** start of Data extract **

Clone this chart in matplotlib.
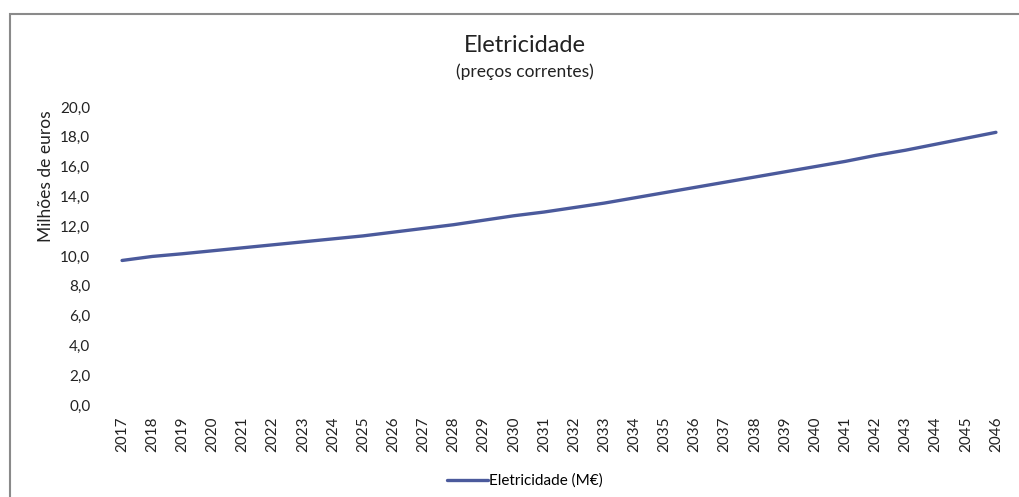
import numpy as np
import matplotlib
matplotlib.use('Agg')
import matplotlib.pyplot as plt
from matplotlib.patches import Rectangle

plt.rcParams['font.family'] = ['Lato', 'DejaVu Sans']

years = [str(y) for y in range(2017, 2047)]
eletricidade = [9.7, 9.97, 10.15, 10.35, 10.55, 10.75, 10.95, 11.15, 11.35, 11.6,
                11.85, 12.1, 12.4, 12.7, 12.95, 13.25, 13.55, 13.9, 14.25, 14.6,
                14.95, 15.3, 15.65, 16.0, 16.35, 16.75, 17.1, 17.5, 17.9, 18.3]
yticks = np.arange(0, 21, 2)

fig = plt.figure(figsize=(10.19, 4.97), dpi=100)
ax = fig.add_axes([107/1019, 1-405/497, (1011-107)/1019, (405-107)/497])

x = np.arange(len(years))
ax.plot(x, eletricidade, color='#4b5a9c', lw=2.4, solid_capstyle='round',
        label='Eletricidade (M€)')

ax.set_xlim(-0.5, len(years)-0.5)
ax.set_ylim(0, 20)
ax.set_xticks(x)
ax.set_xticklabels(years, rotation=90, fontsize=11, color='#222222')
ax.set_yticks(yticks)
ax.set_yticklabels([f'{v:.1f}'.replace('.', ',') for v in yticks], fontsize=11, color='#222222')
ax.tick_params(axis='x', length=0, pad=8)
ax.tick_params(axis='y', length=0, pad=12)
for s in ax.spines.values():
    s.set_visible(False)
ax.set_ylabel('Milhões de euros', fontsize=12.5, color='#222222')
ax.yaxis.set_label_coords((54-107)/904, (405-176)/298)

fig.text(0.515, 1-45/497, 'Eletricidade', ha='center', va='center', fontsize=17, color='#222222')
fig.text(0.515, 1-72/497, '(preços correntes)', ha='center', va='center', fontsize=12.5, color='#222222')

fig.legend(loc='center', bbox_to_anchor=(0.515, 1-481/497), frameon=False, fontsize=11,
           handlelength=2.7, handletextpad=0.1)

# moldura do gráfico
fig.patches.append(Rectangle((10/1019, -0.05), 1.1, 1-14/497+0.05, transform=fig.transFigure,
                             fill=False, edgecolor='#8a8a8a', lw=1.5))

fig.savefig('out.png', dpi=100)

** end of Data extract **

To do – Reproduce the full listing faithfully, but do not carry over any pictures.

The reply –
Clone this chart in matplotlib.
import numpy as np
import matplotlib
matplotlib.use('Agg')
import matplotlib.pyplot as plt
from matplotlib.patches import Rectangle

plt.rcParams['font.family'] = ['Lato', 'DejaVu Sans']

years = [str(y) for y in range(2017, 2047)]
eletricidade = [9.7, 9.97, 10.15, 10.35, 10.55, 10.75, 10.95, 11.15, 11.35, 11.6,
                11.85, 12.1, 12.4, 12.7, 12.95, 13.25, 13.55, 13.9, 14.25, 14.6,
                14.95, 15.3, 15.65, 16.0, 16.35, 16.75, 17.1, 17.5, 17.9, 18.3]
yticks = np.arange(0, 21, 2)

fig = plt.figure(figsize=(10.19, 4.97), dpi=100)
ax = fig.add_axes([107/1019, 1-405/497, (1011-107)/1019, (405-107)/497])

x = np.arange(len(years))
ax.plot(x, eletricidade, color='#4b5a9c', lw=2.4, solid_capstyle='round',
        label='Eletricidade (M€)')

ax.set_xlim(-0.5, len(years)-0.5)
ax.set_ylim(0, 20)
ax.set_xticks(x)
ax.set_xticklabels(years, rotation=90, fontsize=11, color='#222222')
ax.set_yticks(yticks)
ax.set_yticklabels([f'{v:.1f}'.replace('.', ',') for v in yticks], fontsize=11, color='#222222')
ax.tick_params(axis='x', length=0, pad=8)
ax.tick_params(axis='y', length=0, pad=12)
for s in ax.spines.values():
    s.set_visible(False)
ax.set_ylabel('Milhões de euros', fontsize=12.5, color='#222222')
ax.yaxis.set_label_coords((54-107)/904, (405-176)/298)

fig.text(0.515, 1-45/497, 'Eletricidade', ha='center', va='center', fontsize=17, color='#222222')
fig.text(0.515, 1-72/497, '(preços correntes)', ha='center', va='center', fontsize=12.5, color='#222222')

fig.legend(loc='center', bbox_to_anchor=(0.515, 1-481/497), frameon=False, fontsize=11,
           handlelength=2.7, handletextpad=0.1)

# moldura do gráfico
fig.patches.append(Rectangle((10/1019, -0.05), 1.1, 1-14/497+0.05, transform=fig.transFigure,
                             fill=False, edgecolor='#8a8a8a', lw=1.5))

fig.savefig('out.png', dpi=100)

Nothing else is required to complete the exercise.